[Start Record list]

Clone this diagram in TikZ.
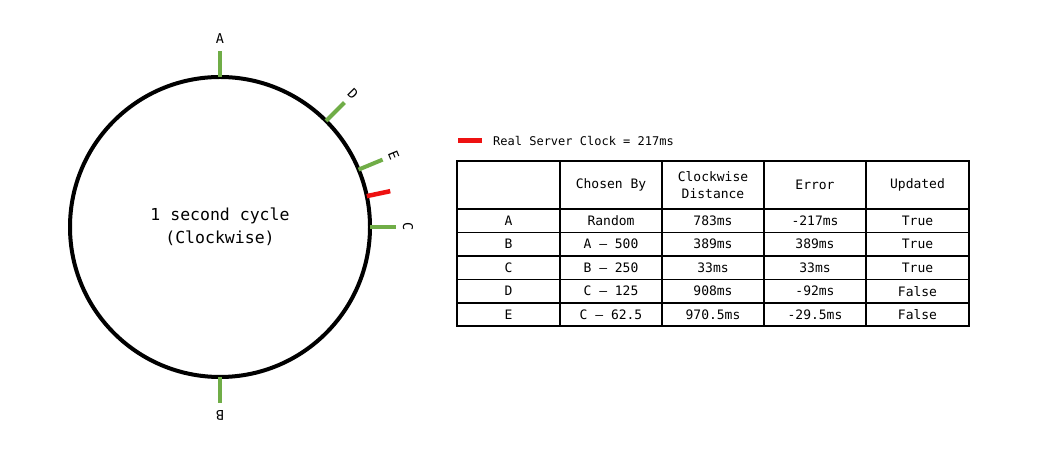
\documentclass[tikz,border=0pt]{standalone}
\usepackage{fontspec}
\setmonofont{DejaVu Sans Mono}
\usetikzlibrary{calc}
\definecolor{tickgreen}{HTML}{70AD47}
\definecolor{tickred}{HTML}{EE1111}
\tikzset{
  ring/.style={line width=4pt, draw=black},
  gtick/.style={line width=4pt, draw=tickgreen},
  rtick/.style={line width=4.5pt, draw=tickred},
  ticklabel/.style={font=\ttfamily\fontsize{13.5}{15}\selectfont, inner sep=0pt},
  cell/.style={font=\ttfamily\fontsize{13}{17}\selectfont, inner sep=0pt, align=center},
  grid/.style={line width=1.5pt, draw=black},
}
\begin{document}
\begin{tikzpicture}[x=1pt,y=1pt]
\useasboundingbox (0,0) rectangle (1047,462);
\fill[white] (0,0) rectangle (1047,462);
% clock
\coordinate (O) at (220,235);
\node[ring, circle, minimum size=300pt, inner sep=0pt] (clock) at (O) {};
\node[font=\ttfamily\fontsize{16.5}{23}\selectfont, align=center] (cyc) at (O) {1 second cycle\\(Clockwise)};
% ticks (theta clockwise from top)
\foreach \n/\t in {A/0, D/45, E/67.5, C/90, B/180}{
  \coordinate (t\n1) at ($(O)+(90-\t:150)$);
  \coordinate (t\n2) at ($(O)+(90-\t:176)$);
  \draw[gtick] (t\n1) -- (t\n2);
  \node[ticklabel, rotate=-\t] (l\n) at ($(O)+(90-\t:188)$) {\n};
}
\coordinate (tR1) at ($(O)+(90-78.12:150)$);
\coordinate (tR2) at ($(O)+(90-78.12:174)$);
\draw[rtick] (tR1) -- (tR2);
% legend
\coordinate (lg1) at (458,321);
\coordinate (lg2) at (482,321);
\draw[rtick, line width=5pt] (lg1) -- (lg2);
\node[font=\ttfamily\fontsize{12}{14}\selectfont, anchor=west, inner sep=0pt] (legend) at (493,320.5) {Real Server Clock = 217ms};
% table grid
\def\xa{457}\def\xb{560}\def\xc{662}\def\xd{764}\def\xe{866}\def\xf{969}
\draw[grid] (\xa,301) rectangle (\xf,136);
\foreach \x in {\xb,\xc,\xd,\xe}{\draw[grid] (\x,301) -- (\x,136);}
\foreach \y in {253,229.5,206,182.5,159}{\draw[grid] (\xa,\y) -- (\xf,\y);}
% header
\node[cell] (h2) at (611,277) {Chosen By};
\node[cell] (h3) at (713,277) {Clockwise\\Distance};
\node[cell] (h4) at (815,277) {Error};
\node[cell] (h5) at (917.5,277) {Updated};
% rows
\foreach \r/\y/\a/\b/\c/\d/\e in {
  1/241.25/A/Random/783ms/-217ms/True,
  2/217.75/B/A – 500/389ms/389ms/True,
  3/194.25/C/B – 250/33ms/33ms/True,
  4/170.75/D/C – 125/908ms/-92ms/False,
  5/147.5/E/C – 62.5/970.5ms/-29.5ms/False}{
  \node[cell] (r\r a) at (508.5,\y) {\a};
  \node[cell] (r\r b) at (611,\y) {\b};
  \node[cell] (r\r c) at (713,\y) {\c};
  \node[cell] (r\r d) at (815,\y) {\d};
  \node[cell] (r\r e) at (917.5,\y) {\e};
}
\end{tikzpicture}
\end{document}
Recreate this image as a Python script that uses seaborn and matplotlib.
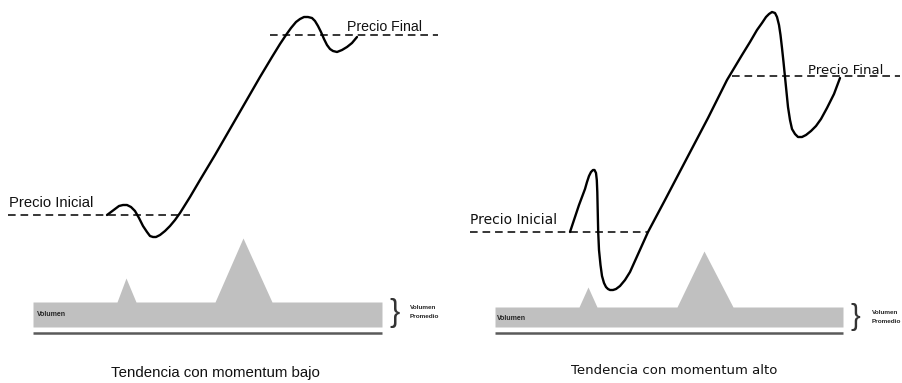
import matplotlib
matplotlib.use("Agg")
import matplotlib.pyplot as plt
import seaborn as sns
import pandas as pd

# ---- data (drawing units: image pixels, y grows downward) ----
left_price_x = [107, 111, 115, 119, 123, 127, 131, 135, 139, 143, 147, 150, 153, 156, 160, 165,
                170, 175, 180, 190, 200, 215, 230, 245, 260, 272, 280, 286, 291, 296, 300, 304,
                308, 312, 315, 318, 321, 324, 327, 330, 333, 337, 342, 347, 352, 357]
left_price_y = [215, 212, 209, 206, 205, 205, 207, 211, 218, 226, 232, 236, 237, 237, 235, 231,
                226, 220, 213, 197, 180, 155, 129, 103, 77, 57, 44, 35, 28, 22, 19, 17,
                17, 18, 21, 26, 32, 39, 45, 49, 51, 52, 50, 47, 43, 37]

right_price_x = [570, 573, 576, 579, 582, 585, 587, 589, 591, 593, 594.5, 596, 596.8, 597.3,
                 597.7, 598.2, 599, 600.5, 602, 604, 606, 608, 610, 613, 616, 620, 625, 630,
                 639, 648, 665, 687, 708, 727, 742, 750, 757, 762, 766, 769, 772, 775, 777,
                 779, 780.5, 782, 783.5, 785, 786.5, 788, 790, 792, 795, 798, 802, 806, 811,
                 816, 821, 827, 834, 840]
right_price_y = [232, 223, 214, 205, 197, 189, 182, 176, 172, 170, 170, 173, 180, 192,
                 210, 232, 250, 265, 276, 283, 287, 289, 290, 290, 289, 286, 280, 272,
                 252, 232, 200, 158, 118, 80, 55, 42, 30, 23, 17, 14, 12, 13, 17,
                 25, 35, 48, 62, 77, 92, 107, 120, 129, 134, 137, 137, 135, 131,
                 126, 119, 108, 94, 78]

left_initial = 215
left_final = 35
right_initial = 232
right_final = 76

left_vol_x = [33, 117, 126, 136, 215, 243, 272, 382]
left_vol_top = [302, 302, 278, 302, 302, 238, 302, 302]
left_vol_bottom = 327
right_vol_x = [495, 579, 588, 597, 677, 704, 733, 843]
right_vol_top = [307, 307, 287, 307, 307, 251, 307, 307]
right_vol_bottom = 327

label_initial = "Precio Inicial"
label_final = "Precio Final"
label_volume = "Volumen"
label_avg = "Volumen\nPromedio"
caption_left = "Tendencia con momentum bajo"
caption_right = "Tendencia con momentum alto"

# ---- figure ----
sns.set_theme(style="white")
plt.rcParams["font.family"] = ["Liberation Sans", "DejaVu Sans"]

fig = plt.figure(figsize=(9.03, 3.83), dpi=100)
ax = fig.add_axes([0, 0, 1, 1])

GRAY = "#c0c0c0"
DARK = "#5a5a5a"

# volume areas
ax.fill_between(left_vol_x, left_vol_top, left_vol_bottom, color=GRAY, linewidth=0)
ax.fill_between(right_vol_x, right_vol_top, right_vol_bottom, color=GRAY, linewidth=0)
ax.hlines(333, left_vol_x[0], left_vol_x[-1], color=DARK, linewidth=1.8)
ax.hlines(333, right_vol_x[0], right_vol_x[-1], color=DARK, linewidth=1.8)

# dashed reference levels
dash = dict(color="black", linewidth=1.1, linestyles=(0, (5, 3.2)))
ax.hlines(left_initial, 8, 190, **dash)
ax.hlines(left_final, 270, 438, **dash)
ax.hlines(right_initial, 470, 648, **dash)
ax.hlines(right_final, 732, 900, **dash)

# price curves
dl = pd.DataFrame({"x": left_price_x, "y": left_price_y})
dr = pd.DataFrame({"x": right_price_x, "y": right_price_y})
for d in (dl, dr):
    sns.lineplot(data=d, x="x", y="y", sort=False, estimator=None, color="black",
                 linewidth=1.7, solid_joinstyle="round", solid_capstyle="round", ax=ax)

ax.set_xlim(0, 903)
ax.set_ylim(383, 0)
ax.axis("off")

# labels
ax.text(9, 203, label_initial, fontsize=10.6, va="center", ha="left", color="#111111")
ax.text(347, 27, label_final, fontsize=10.2, va="center", ha="left", color="#111111")
ax.text(470, 220, label_initial, fontsize=10, va="center", ha="left", color="#111111",
        family=["DejaVu Sans"])
ax.text(808, 71, label_final, fontsize=9.5, va="center", ha="left", color="#111111",
        family=["DejaVu Sans"])

ax.text(37, 314, label_volume, fontsize=5, fontweight="bold", va="center", ha="left")
ax.text(497, 318, label_volume, fontsize=5, fontweight="bold", va="center", ha="left")

ax.text(389, 313, "}", fontsize=22, va="center", ha="left", color="#333333", fontweight="light")
ax.text(851, 317, "}", fontsize=21, va="center", ha="left", color="#333333", fontweight="light")
ax.text(410, 312, label_avg, fontsize=4.6, fontweight="bold", va="center", ha="left",
        linespacing=2.0)
ax.text(872, 317, label_avg, fontsize=4.6, fontweight="bold", va="center", ha="left",
        linespacing=2.0)

ax.text(215, 373, caption_left, fontsize=10.8, va="center", ha="center", color="#111111")
ax.text(674, 370, caption_right, fontsize=9.5, va="center", ha="center", color="#111111",
        family=["DejaVu Sans"])

fig.savefig("out.png", dpi=100, facecolor="white")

[End Record list]

### Problem statement
Copy word for word every line from the one with "Recreate this image" through the one with "import pandas as pd", including both. No pictures belong in the copy.

### Solution for this task
Recreate this image as a Python script that uses seaborn and matplotlib.
import matplotlib
matplotlib.use("Agg")
import matplotlib.pyplot as plt
import seaborn as sns
import pandas as pd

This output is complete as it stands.